Therfore, $P$ doesn't logically follow from $P \to Q, Q$: It isn't a necessity for $P$ to hold given the premises; there would be no contradiction if $P$ didn't hold.
This is why making a logical inference from $P \to Q, Q$ to $P$, i.e. a statement of the form "If $P \to Q, Q$ holds, then $P$ must hold as well" is invalid.

Answer 8

This will, in all likelihood, be drowned out by the other answers. But, a mathematical version of this, is as follows:

$$p>3,p\in \mathbb P\implies p\in\{x:\text{Mod}(x,6)\in\{1,5\}\},25\in\{x:\text{Mod}(x,6)\in\{1,5\}\}\over\therefore 25\in\mathbb P$$

Answer 9

I strongly disagree with demeaning this rule of inference.
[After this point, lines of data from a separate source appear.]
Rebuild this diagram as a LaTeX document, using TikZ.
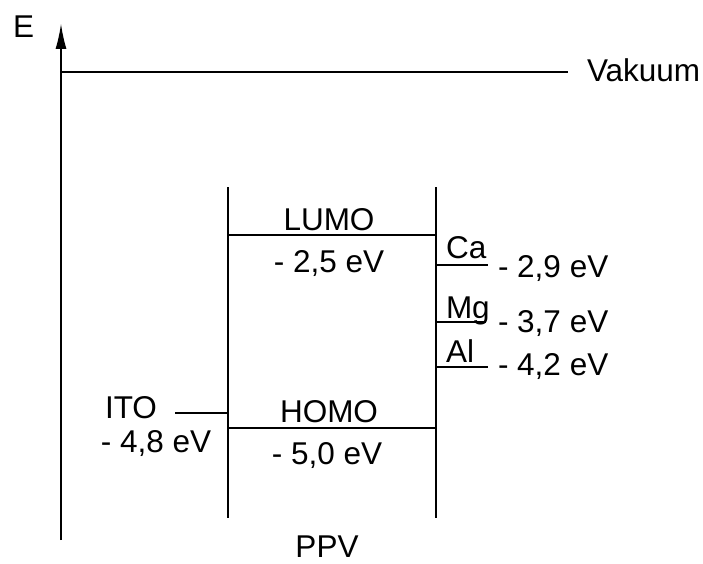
\documentclass[tikz,border=0pt]{standalone}
\usepackage{fontspec}
\setmainfont{Liberation Sans}
\usetikzlibrary{arrows.meta}
\begin{document}
\begin{tikzpicture}[x=1pt,y=-1pt,
  lbl/.style={inner sep=0pt,outer sep=0pt,font=\fontsize{31.5}{37}\selectfont},
  lvl/.style={line width=1.2pt}]
\useasboundingbox (0,0) rectangle (703,564);
% coordinates
\coordinate (axB) at (61,540);
\coordinate (axT) at (61,24);
\coordinate (vacL) at (61,72);
\coordinate (vacR) at (568,72);
\coordinate (bLt) at (228,187);
\coordinate (bLb) at (228,518);
\coordinate (bRt) at (436,187);
\coordinate (bRb) at (436,518);
\coordinate (lumoL) at (228,235);
\coordinate (lumoR) at (436,235);
\coordinate (homoL) at (228,428);
\coordinate (homoR) at (436,428);
\coordinate (itoL) at (175,413);
\coordinate (itoR) at (228,413);
\coordinate (caL) at (436,265);
\coordinate (caR) at (488,265);
\coordinate (mgL) at (436,322);
\coordinate (mgR) at (486,322);
\coordinate (alL) at (436,367);
\coordinate (alR) at (488,367);
% lines
\draw[lvl,-{Latex[length=25pt,width=11pt]}] (axB) -- (axT);
\draw[lvl] (vacL) -- (vacR);
\draw[lvl] (bLt) -- (bLb);
\draw[lvl] (bRt) -- (bRb);
\draw[lvl] (lumoL) -- (lumoR);
\draw[lvl] (homoL) -- (homoR);
\draw[lvl] (itoL) -- (itoR);
\draw[lvl] (caL) -- (caR);
\draw[lvl] (mgL) -- (mgR);
\draw[lvl] (alL) -- (alR);
% labels
\node[lbl,anchor=base west] (E) at (13,38) {E};
\node[lbl,anchor=base west] (vak) at (587,82) {Vakuum};
\node[lbl,anchor=base] (lumo) at (329,230) {LUMO};
\node[lbl,anchor=base] (lumoE) at (329,272) {- 2,5 eV};
\node[lbl,anchor=base] (homo) at (329,422) {HOMO};
\node[lbl,anchor=base] (homoE) at (327,464) {- 5,0 eV};
\node[lbl,anchor=base] (ito) at (131,418) {ITO};
\node[lbl,anchor=base] (itoE) at (156,452) {- 4,8 eV};
\node[lbl,anchor=base west] (ca) at (446,258) {Ca};
\node[lbl,anchor=base west] (caE) at (498,277) {- 2,9 eV};
\node[lbl,anchor=base west] (mg) at (446,318) {Mg};
\node[lbl,anchor=base west] (mgE) at (498,332) {- 3,7 eV};
\node[lbl,anchor=base west] (al) at (446,362) {Al};
\node[lbl,anchor=base west] (alE) at (498,375) {- 4,2 eV};
\node[lbl,anchor=base] (ppv) at (327,557) {PPV};
\end{tikzpicture}
\end{document}
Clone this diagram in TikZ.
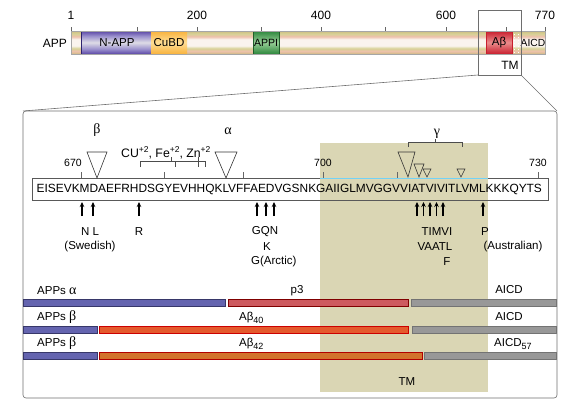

It is a very common problem solving technique to use the inference:

$$\begin{array} {rl} & P \to Q \\ & Q \\ & Q \text{ is really rare} \\ \hline \therefore & P \text{ is almost true} \end{array}$$

For example, your task might be to prove $P$ as "the maximum of $f$ occurs at $x$ (for the sake of discussion ignoring endpoints)". And you know that at the maximum of the function, $f' = 0$, which is the $Q$. So $P \to Q$. But you also know that $f' = 0$ is an infrequent occurrence on an arbitrary graph. So now you have the 3 ingredients you need to almost establish $P$, all that is left is finding that little bit of missing information, $f'' = 0$ and all other (finite number of usually) maximal points are lesser.

If this inference were useless we wouldn't even have a definition for the concept of stationary points. I've also used this technique used in algorithm design, "what do we know about the best possible result" and use that to find the algorithm, then use further investigation to prove what is found is optimal.

So rather than "modus moron", I would suggest calling it "modus hopeful".